COLLECTED MATERIAL »
┄┄┄┄┄┄┄┄┄┄┄┄┄┄┄┄┄┄┄┄
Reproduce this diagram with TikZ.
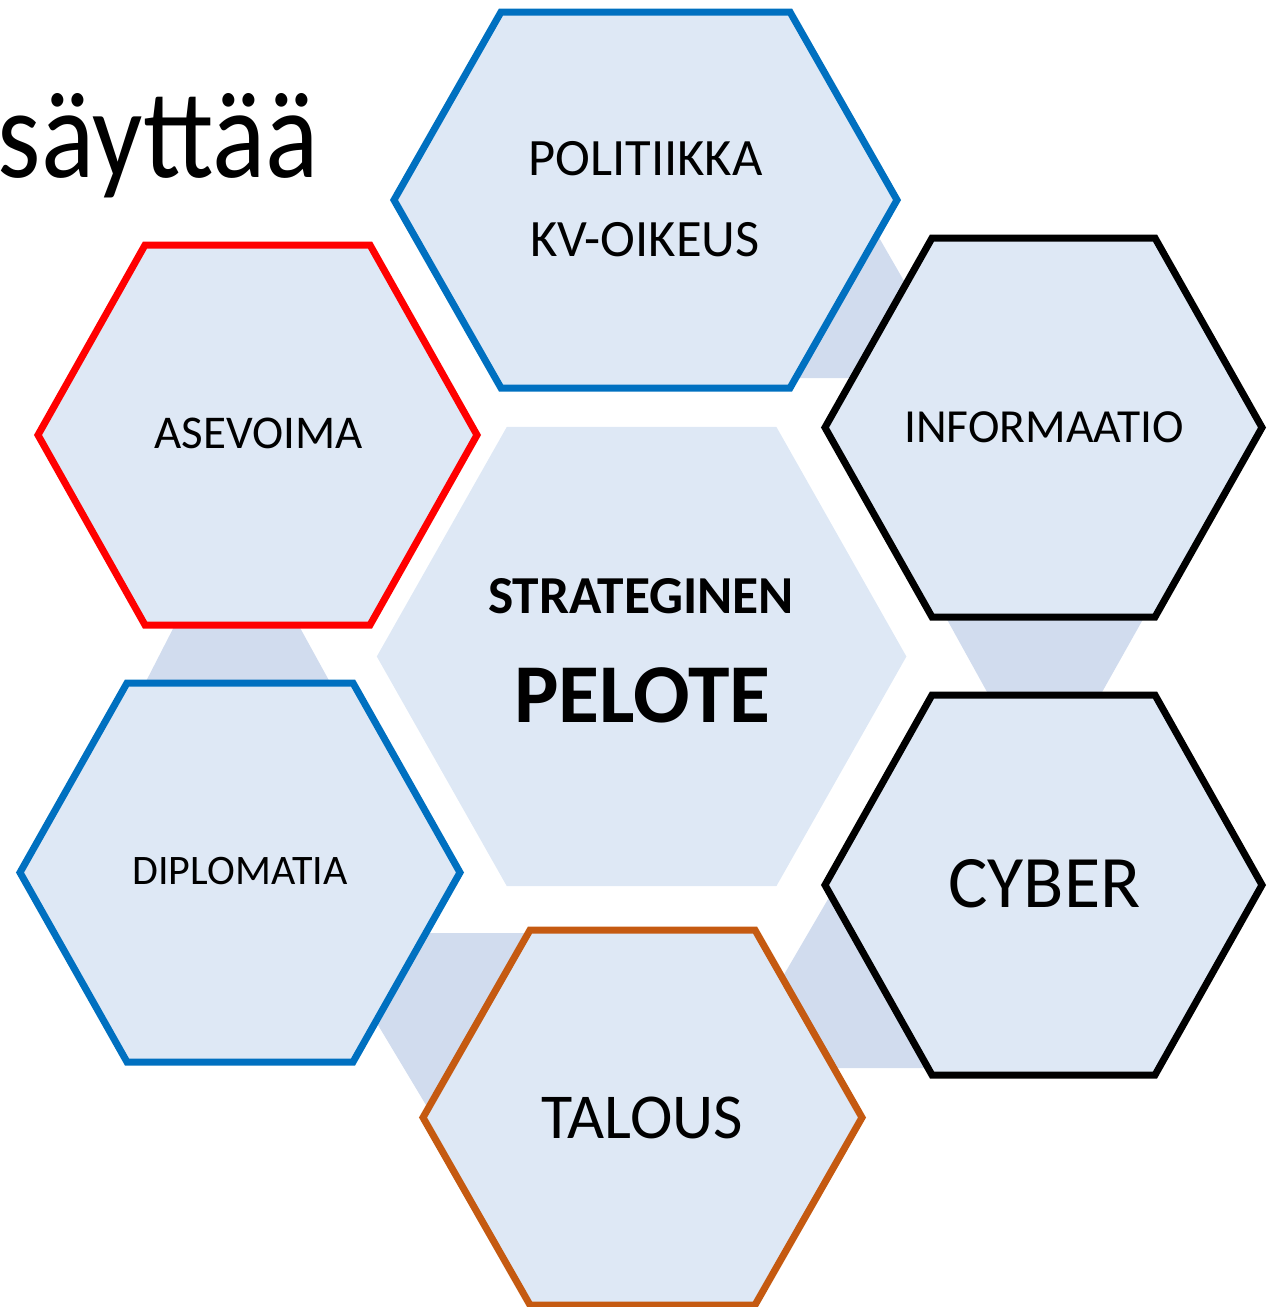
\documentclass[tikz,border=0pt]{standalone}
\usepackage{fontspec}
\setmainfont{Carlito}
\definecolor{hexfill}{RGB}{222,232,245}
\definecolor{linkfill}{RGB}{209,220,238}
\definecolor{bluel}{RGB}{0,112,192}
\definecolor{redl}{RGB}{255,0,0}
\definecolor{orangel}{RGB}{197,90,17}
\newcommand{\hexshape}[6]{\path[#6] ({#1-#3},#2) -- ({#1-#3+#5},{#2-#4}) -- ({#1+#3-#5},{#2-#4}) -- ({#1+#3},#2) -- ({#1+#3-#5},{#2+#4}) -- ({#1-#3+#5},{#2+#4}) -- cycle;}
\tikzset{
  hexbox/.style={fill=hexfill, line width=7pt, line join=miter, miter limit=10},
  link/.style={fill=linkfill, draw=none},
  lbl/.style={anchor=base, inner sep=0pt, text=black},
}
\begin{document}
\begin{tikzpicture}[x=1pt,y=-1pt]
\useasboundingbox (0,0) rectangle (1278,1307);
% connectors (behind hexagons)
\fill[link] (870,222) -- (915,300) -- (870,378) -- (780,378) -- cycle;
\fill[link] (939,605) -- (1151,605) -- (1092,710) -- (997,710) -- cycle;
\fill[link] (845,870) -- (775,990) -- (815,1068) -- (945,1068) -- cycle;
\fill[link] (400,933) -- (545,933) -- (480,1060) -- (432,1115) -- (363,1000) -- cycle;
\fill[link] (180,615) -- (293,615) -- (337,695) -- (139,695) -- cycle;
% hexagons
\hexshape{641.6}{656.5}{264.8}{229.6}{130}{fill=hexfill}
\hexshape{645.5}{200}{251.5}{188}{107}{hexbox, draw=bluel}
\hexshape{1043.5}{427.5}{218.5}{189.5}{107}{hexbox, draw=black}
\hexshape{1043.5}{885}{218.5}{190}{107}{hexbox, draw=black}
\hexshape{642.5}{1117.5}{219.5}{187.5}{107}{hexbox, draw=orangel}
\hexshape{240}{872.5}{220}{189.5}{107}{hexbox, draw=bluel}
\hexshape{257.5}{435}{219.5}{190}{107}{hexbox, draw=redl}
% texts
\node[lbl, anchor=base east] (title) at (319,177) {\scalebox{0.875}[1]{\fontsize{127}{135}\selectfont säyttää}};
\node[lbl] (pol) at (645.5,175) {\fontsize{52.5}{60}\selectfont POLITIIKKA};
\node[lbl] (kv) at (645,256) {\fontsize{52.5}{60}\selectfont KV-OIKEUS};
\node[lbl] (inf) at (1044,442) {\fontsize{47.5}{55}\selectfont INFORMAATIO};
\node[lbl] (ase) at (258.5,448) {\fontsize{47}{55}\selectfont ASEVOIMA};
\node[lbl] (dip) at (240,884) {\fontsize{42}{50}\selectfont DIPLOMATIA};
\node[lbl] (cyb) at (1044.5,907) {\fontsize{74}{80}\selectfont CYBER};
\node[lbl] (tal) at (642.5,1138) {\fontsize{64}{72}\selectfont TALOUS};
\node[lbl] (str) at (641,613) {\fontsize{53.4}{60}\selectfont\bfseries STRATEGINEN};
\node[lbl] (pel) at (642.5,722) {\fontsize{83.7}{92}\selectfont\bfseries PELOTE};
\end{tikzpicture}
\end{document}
┄┄┄┄┄┄┄┄┄┄┄┄┄┄┄┄┄┄┄┄
WHAT IS REQUIRED » Reproduce the full material exactly, excluding the pictures.

EXERCISE OUTPUT »
Reproduce this diagram with TikZ.
\documentclass[tikz,border=0pt]{standalone}
\usepackage{fontspec}
\setmainfont{Carlito}
\definecolor{hexfill}{RGB}{222,232,245}
\definecolor{linkfill}{RGB}{209,220,238}
\definecolor{bluel}{RGB}{0,112,192}
\definecolor{redl}{RGB}{255,0,0}
\definecolor{orangel}{RGB}{197,90,17}
\newcommand{\hexshape}[6]{\path[#6] ({#1-#3},#2) -- ({#1-#3+#5},{#2-#4}) -- ({#1+#3-#5},{#2-#4}) -- ({#1+#3},#2) -- ({#1+#3-#5},{#2+#4}) -- ({#1-#3+#5},{#2+#4}) -- cycle;}
\tikzset{
  hexbox/.style={fill=hexfill, line width=7pt, line join=miter, miter limit=10},
  link/.style={fill=linkfill, draw=none},
  lbl/.style={anchor=base, inner sep=0pt, text=black},
}
\begin{document}
\begin{tikzpicture}[x=1pt,y=-1pt]
\useasboundingbox (0,0) rectangle (1278,1307);
% connectors (behind hexagons)
\fill[link] (870,222) -- (915,300) -- (870,378) -- (780,378) -- cycle;
\fill[link] (939,605) -- (1151,605) -- (1092,710) -- (997,710) -- cycle;
\fill[link] (845,870) -- (775,990) -- (815,1068) -- (945,1068) -- cycle;
\fill[link] (400,933) -- (545,933) -- (480,1060) -- (432,1115) -- (363,1000) -- cycle;
\fill[link] (180,615) -- (293,615) -- (337,695) -- (139,695) -- cycle;
% hexagons
\hexshape{641.6}{656.5}{264.8}{229.6}{130}{fill=hexfill}
\hexshape{645.5}{200}{251.5}{188}{107}{hexbox, draw=bluel}
\hexshape{1043.5}{427.5}{218.5}{189.5}{107}{hexbox, draw=black}
\hexshape{1043.5}{885}{218.5}{190}{107}{hexbox, draw=black}
\hexshape{642.5}{1117.5}{219.5}{187.5}{107}{hexbox, draw=orangel}
\hexshape{240}{872.5}{220}{189.5}{107}{hexbox, draw=bluel}
\hexshape{257.5}{435}{219.5}{190}{107}{hexbox, draw=redl}
% texts
\node[lbl, anchor=base east] (title) at (319,177) {\scalebox{0.875}[1]{\fontsize{127}{135}\selectfont säyttää}};
\node[lbl] (pol) at (645.5,175) {\fontsize{52.5}{60}\selectfont POLITIIKKA};
\node[lbl] (kv) at (645,256) {\fontsize{52.5}{60}\selectfont KV-OIKEUS};
\node[lbl] (inf) at (1044,442) {\fontsize{47.5}{55}\selectfont INFORMAATIO};
\node[lbl] (ase) at (258.5,448) {\fontsize{47}{55}\selectfont ASEVOIMA};
\node[lbl] (dip) at (240,884) {\fontsize{42}{50}\selectfont DIPLOMATIA};
\node[lbl] (cyb) at (1044.5,907) {\fontsize{74}{80}\selectfont CYBER};
\node[lbl] (tal) at (642.5,1138) {\fontsize{64}{72}\selectfont TALOUS};
\node[lbl] (str) at (641,613) {\fontsize{53.4}{60}\selectfont\bfseries STRATEGINEN};
\node[lbl] (pel) at (642.5,722) {\fontsize{83.7}{92}\selectfont\bfseries PELOTE};
\end{tikzpicture}
\end{document}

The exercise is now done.